Macondo amaneció cubierto por una niebla espesa. Una niebla que presagiaba los oscuros tiempos que se avecinaban. Desde que el patriarca decretó el armisticio con las bandas de forajidos que asediaban el poblado, Macondo entró en un letargo del que nadie pudo despertar.
-La paz traerá prosperidad - decía el patriarca mientras sus seguidores coreaban fervorosos sus palabras.
Pero la anhelada paz nunca llegó a Macondo. Todo lo contrario. Sin el auxilio de los guardianes que antes custodiaban las murallas noche y día, la maleza del monte poco a poco fue penetrando hasta las mismísimas entrañas del poblado. Los bandidos, atraídos por la creciente fama de la hospitalidad y riqueza de Macondo, llegaron para quedarse.
Primero sembraron en los potreros unas extrañas matas de hojas relucientes. Luego, con las ganancias de las primeras cosechas, construyeron en las afueras del pueblo unas enormes y lujosas casonas, más suntuosas incluso que la morada del mismísimo patriarca. Pronto, el vicio y el libertinaje florecieron en Macondo, alimentados por el néctar maldito que destilaban aquellas matas. Los bandidos impusieron su propia ley y se erigieron como los nuevos dueños y señores del pueblo.
Los habitantes de Macondo, aterrorizados, enmudecieron. Solo se escuchaban los sollozos de las madres que lloraban a sus hijos perdidos, ya fuera por la adicción o porque habían partido para unirse a las filas de los facinerosos. El cementerio del poblado pronto se quedó sin espacio para enterrar a tantos muertos.
Mientras tanto, el patriarca, encerrado en el fastuoso despacho de su casona, se resistía obstinadamente a ver la desgracia que se cernía sobre Macondo. Seguía hablando sobre la paz y el progreso mientras la sangre corría a mares por las calles.

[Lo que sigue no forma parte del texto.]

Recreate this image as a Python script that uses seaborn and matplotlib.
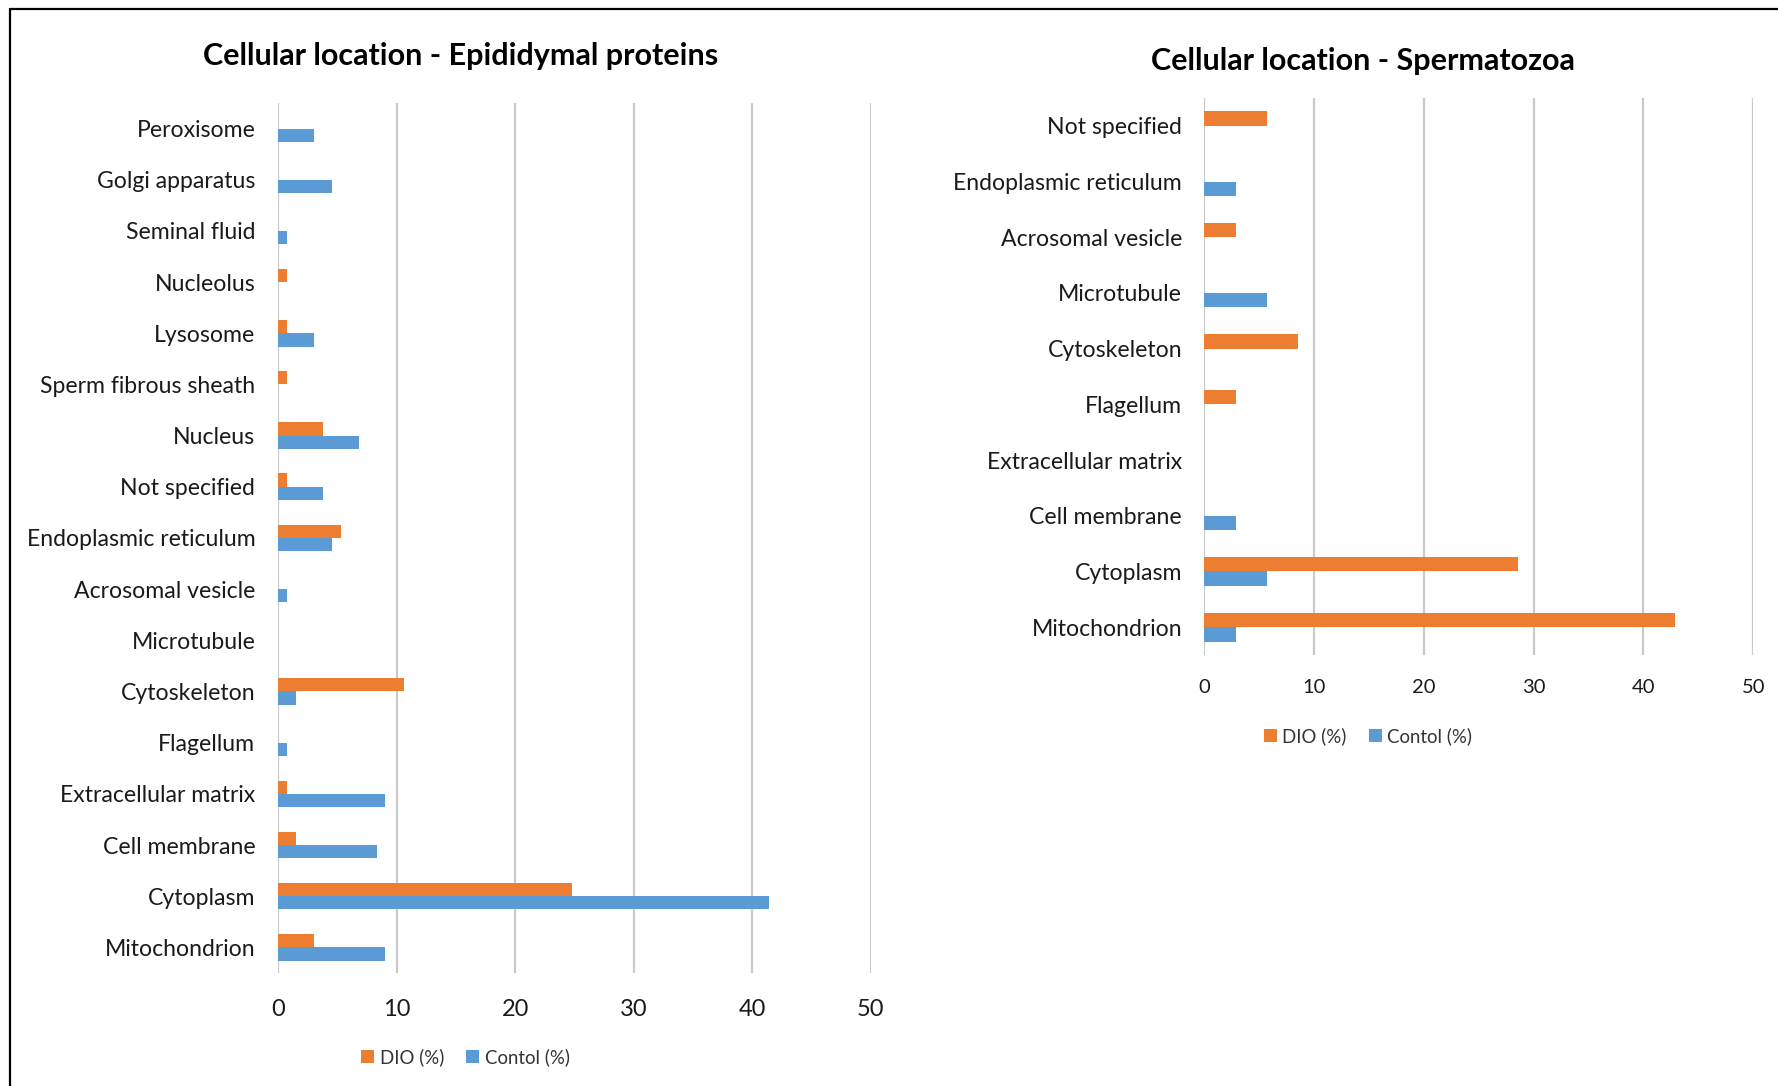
import matplotlib
matplotlib.use("Agg")
import matplotlib.pyplot as plt
from matplotlib.lines import Line2D
from matplotlib.patches import Patch
import seaborn as sns
import pandas as pd

# Epididymal proteins: share of proteins per cellular location (%)
epi_locations = [
    "Peroxisome", "Golgi apparatus", "Seminal fluid", "Nucleolus", "Lysosome",
    "Sperm fibrous sheath", "Nucleus", "Not specified", "Endoplasmic reticulum",
    "Acrosomal vesicle", "Microtubule", "Cytoskeleton", "Flagellum",
    "Extracellular matrix", "Cell membrane", "Cytoplasm", "Mitochondrion",
]
epi_dio = [0, 0, 0, 0.75, 0.75, 0.75, 3.8, 0.75, 5.3, 0, 0, 10.6, 0, 0.75, 1.5, 24.8, 3.0]
epi_control = [3.0, 4.5, 0.75, 0, 3.0, 0, 6.8, 3.8, 4.5, 0.75, 0, 1.5, 0.75, 9.0, 8.3, 41.4, 9.0]

# Spermatozoa: share of proteins per cellular location (%)
sperm_locations = [
    "Not specified", "Endoplasmic reticulum", "Acrosomal vesicle", "Microtubule",
    "Cytoskeleton", "Flagellum", "Extracellular matrix", "Cell membrane",
    "Cytoplasm", "Mitochondrion",
]
sperm_dio = [5.71, 0, 2.86, 0, 8.57, 2.86, 0, 0, 28.57, 42.86]
sperm_control = [0, 2.86, 0, 5.71, 0, 0, 0, 2.86, 5.71, 2.86]

series_names = ["DIO (%)", "Contol (%)"]
x_ticks = [0, 10, 20, 30, 40, 50]

ORANGE = "#ED7D31"
BLUE = "#5B9BD5"
GRID = "#c9c9c9"

sns.set_theme(style="white")
plt.rcParams["font.family"] = ["Lato", "DejaVu Sans"]


def long_table(locations, dio, control):
    rows = []
    for loc, d, c in zip(locations, dio, control):
        rows.append({"location": loc, "series": series_names[0], "value": d})
        rows.append({"location": loc, "series": series_names[1], "value": c})
    return pd.DataFrame(rows)


def draw_panel(ax, table, order, ylab_pad, xtick_size, xtick_pad):
    sns.barplot(
        data=table, y="location", x="value", hue="series", order=order,
        hue_order=series_names, palette=[ORANGE, BLUE], saturation=1, orient="h",
        width=0.52, dodge=True, gap=0, linewidth=0, errorbar=None,
        legend=False, ax=ax, zorder=3,
    )
    ax.set_xlim(0, 50)
    ax.set_xticks(x_ticks)
    ax.set_xlabel("")
    ax.set_ylabel("")
    for s in ax.spines.values():
        s.set_visible(False)
    for t in x_ticks:
        ax.axvline(t, color=GRID, lw=1.6, zorder=1)
    ax.tick_params(axis="y", length=0, pad=ylab_pad, labelsize=16.6, labelcolor="#1a1a1a")
    ax.tick_params(axis="x", length=0, pad=xtick_pad, labelsize=xtick_size, labelcolor="#1a1a1a")


fig = plt.figure(figsize=(17.78, 10.86), dpi=100)
fig.patch.set_facecolor("white")

ax1 = fig.add_axes([0.1565, 0.1041, 0.3332, 0.8011])
draw_panel(ax1, long_table(epi_locations, epi_dio, epi_control), epi_locations,
           ylab_pad=16.5, xtick_size=17, xtick_pad=18.5)

ax2 = fig.add_axes([0.6773, 0.3969, 0.3088, 0.5129])
draw_panel(ax2, long_table(sperm_locations, sperm_dio, sperm_control), sperm_locations,
           ylab_pad=16, xtick_size=14.5, xtick_pad=17)

fig.text(0.2593, 0.9480, "Cellular location - Epididymal proteins", ha="center", va="center",
         fontsize=22, fontweight="bold", color="black")
fig.text(0.7666, 0.9435, "Cellular location - Spermatozoa", ha="center", va="center",
         fontsize=22, fontweight="bold", color="black")

handles = [Patch(facecolor=ORANGE, edgecolor="none"), Patch(facecolor=BLUE, edgecolor="none")]
for cx, cy in [(0.2618, 0.0262), (0.7694, 0.3225)]:
    fig.legend(handles, series_names, loc="center", bbox_to_anchor=(cx, cy), ncol=2,
               frameon=False, fontsize=13.4, handlelength=0.7, handleheight=0.7,
               handletextpad=0.3, columnspacing=1.2, labelcolor="#333333")

# outer frame (left and top edges)
fig.add_artist(Line2D([0.0058, 0.0058], [0.0, 0.9917], transform=fig.transFigure,
                      color="black", lw=1.6))
fig.add_artist(Line2D([0.0058, 1.0], [0.9917, 0.9917], transform=fig.transFigure,
                      color="black", lw=1.6))

fig.savefig("out.png", dpi=100, facecolor="white")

Los guardianes, amarrados de pies y manos por las órdenes del patriarca, observaban impotentes cómo los bandidos imponían su ley y se enriquecían con el fruto de sus mal habidas cosechas.
Una noche, el viento del norte trajo consigo el llanto desgarrador de las mujeres del pueblo. Todas, en conjunto, desprendían inagotables lágrimas que brotaban por los hijos perdidos a manos de bandidos. Entre ellas estaban las madres de los guardianes, los humildes, los trabajadores, los jóvenes, empresarios, los científicos, los médicos, los tenderos, los agricultores, los comerciantes y aun de los ricos. Sin excepción todos habían sido víctimas de los bandoleros que flagelaban a Macondo sin contemplación.
Fue entonces cuando el patriarca finalmente despertó de su letargo y pudo ver en toda su cruda realidad la magnitud de la tragedia y la ruina que azotaba a Macondo. El pueblo yacía hundido en el vicio y la corrupción, arrodillado en el fango de la desidia. La ambición y la codicia se habían adueñado del espíritu noble y trabajador que caracterizó antaño a sus habitantes. Solo quedaba una salida para rescatar el alma de Macondo. Tomar las armas nuevamente y convocar a los guardianes para expulsar sin contemplaciones de las calles del pueblo a los bandidos intrusos. Solo así se podría recuperar la dignidad perdida y restaurar la justicia.
Macondo aprendió de la manera más dolorosa la lección más importante de su historia. Que la verdadera paz y el progreso no se alcanzan de cualquier modo, bajando la guardia o entregando el poder a los violentos. Que el orden, la ley y la justicia son los únicos guardianes genuinos de la prosperidad. Y que esta última solo llega con el trabajo honrado y las buenas costumbres, no con los atajos del vicio y la ambición desmedida.
Había llegado para Macondo el momento de emprender la más difícil de las batallas. La batalla por rescatar el alma y el corazón del pueblo. La lucha por restaurar los valores de otros tiempos que un día hicieron de Macondo una comunidad próspera y honorable.